The artists representing Russia at the Venice Biennale

3 May 2013

For the second time in a row, an artist from the influential Moscow Conceptual School will represent Russia at the Venice Biennale. Artist Vadim Zakharov, a leading historian of avant-garde Russian art and a founding member of the collective of “unofficial” artists working during the Soviet era, will head the pavilion at this year’s festival. Zakharov, a winner of two of Russia’s biggest art prizes, the Innovation and the Kandinsky, previously showed at Venice in 2002, at the Arsenal. And, for the first time, a non-Russian, Udo Kittelman, the director of the State Museums in Berlin, has been brought on board as curator. Stella Kesaeva, the commissioner of the Russian pavilion, said of Kittelman: “His appointment is an important and conscious step, reflecting on our principal objective, which is to bring Russia art out of isolation and secure for it the attention that it deserves at the highest international level.” Zakharov follows Boris Groys, another member of The Moscow Conceptual School, who curated the pavilion in 2011.


Elsewhere a handful of other Russian artists and curators will be presenting their work as part of the series of collateral events.

Socialism Will Be Back (2006), Pavel Pepperstein

This year, the Moscow Museum of Modern Art will be putting on two exhibitions. The first, Lost in Translation, brings together over 100 artworks to explore the difficulties of understanding in a globalised world. The exhibition, which will be curated by Antonio Geusa, looks at the language barriers that persist despite advances in technology and digital communications. The show features artworks from respected figures such as Oleg Kulik, Alexander Brodsky and Pavel Pepperstein.


Katya Diptych 7 (2012), Bart Dorsa

In the second of the Museum’s events, Dmitry Ozerkov, head of the contemporary art department of the Hermitage in St Petersburg, will curate Katya, a solo exhibition by US artist Bart Dorsa. The exhibition will feature three years of works, including photographic plates and bronze sculptures, telling the story of Katya, a young Russian girl whom the artist met in Moscow. Katya, who was born in the Russian Far East, lived in an Orthodox Christian monastery with her mother until the age of 13 before moving to Moscow. Once in the capital, she turned to modifying her body with a variety of piercings and other procedures.

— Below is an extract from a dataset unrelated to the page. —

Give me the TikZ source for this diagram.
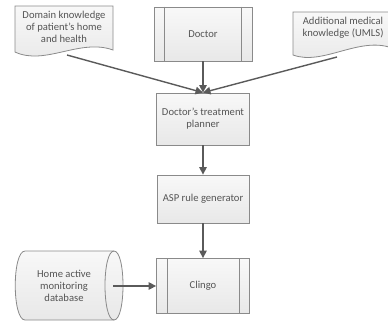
\documentclass[tikz,border=0pt]{standalone}
\usepackage{fontspec}
\setmainfont{Carlito}
\usetikzlibrary{arrows.meta}
\definecolor{edge}{HTML}{8A8A8A}
\definecolor{ink}{HTML}{555555}
\definecolor{wire}{HTML}{5A5A5A}
\definecolor{filltop}{HTML}{F8F8F8}
\definecolor{fillbot}{HTML}{E8E8E8}
\tikzset{
  shapefill/.style={top color=filltop, bottom color=fillbot, draw=edge, line width=0.8pt},
  procbox/.style={shapefill, rectangle, inner sep=0pt, align=center, text=ink},
  label/.style={align=center, text=ink, inner sep=0pt},
  flow/.style={draw=wire, line width=1.4pt, -{Triangle[length=7.5pt,width=7.5pt]}},
}
\begin{document}
\begin{tikzpicture}[x=1pt, y=-1pt, font=\fontsize{10.6}{12}\selectfont]
\useasboundingbox (0,0) rectangle (388,322);

% documents (wavy bottom edge)
\path[shapefill] (15,6) -- (113,6) -- (113,50)
  .. controls (80,38) and (45,66) .. (15,52) -- cycle;
\node[label] (domain) at (64,27) {Domain knowledge\\of patient's home\\and health};
\coordinate (domainout) at (67,55);

\path[shapefill] (293,12) -- (392,12) -- (392,48)
  .. controls (359,36) and (323,66) .. (293,55) -- cycle;
\node[label] (umls) at (343,28) {Additional medical\\knowledge (UMLS)};
\coordinate (umlsout) at (337,57);

% predefined processes
\node[procbox, minimum width=98pt, minimum height=54pt] (doctor) at (203,34) {Doctor};
\draw[edge, line width=0.8pt] ([xshift=11pt]doctor.north west) -- ([xshift=11pt]doctor.south west);
\draw[edge, line width=0.8pt] ([xshift=-11pt]doctor.north east) -- ([xshift=-11pt]doctor.south east);

\node[procbox, minimum width=93pt, minimum height=52pt] (planner) at (203,119) {Doctor's treatment\\planner};
\node[procbox, minimum width=92pt, minimum height=48pt] (asp) at (203,199) {ASP rule generator};

\node[procbox, minimum width=93pt, minimum height=55pt] (clingo) at (203,286) {Clingo};
\draw[edge, line width=0.8pt] ([xshift=11pt]clingo.north west) -- ([xshift=11pt]clingo.south west);
\draw[edge, line width=0.8pt] ([xshift=-11pt]clingo.north east) -- ([xshift=-11pt]clingo.south east);

% database drum lying on its side
\path[shapefill] (25,251) -- (114,251)
  .. controls (126,251) and (126,320) .. (114,320) -- (25,320)
  .. controls (12,320) and (12,251) .. (25,251) -- cycle;
\draw[edge, line width=0.8pt] (114,251) .. controls (102,251) and (102,320) .. (114,320);
\node[label] (db) at (64,286) {Home active\\monitoring\\database};
\coordinate (dbout) at (113,286);

% flow
\draw[flow] (doctor.south) -- (planner.north);
\draw[flow] (domainout) -- (planner.north);
\draw[flow] (umlsout) -- (planner.north);
\draw[flow] (planner.south) -- (asp.north);
\draw[flow] (asp.south) -- (clingo.north);
\draw[flow] (dbout) -- (clingo.west);
\end{tikzpicture}
\end{document}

Still from Gamsutl (2012), Taus Makhacheva

Love Me, Love Me Not, produced by YARAT contemporary art organisation will feature 17 artists from Russia, Azerbaijan, Iran, Turkey and Georgia. Representing Russia will be anthropologist-cum-artist Taus Makhacheva who will show her film Gamsutl (2012) that premiered at the Liverpool Biennial last year. The film is about a young man who dances as a way of encapsulating the abandoned silk-road city Gamsutl.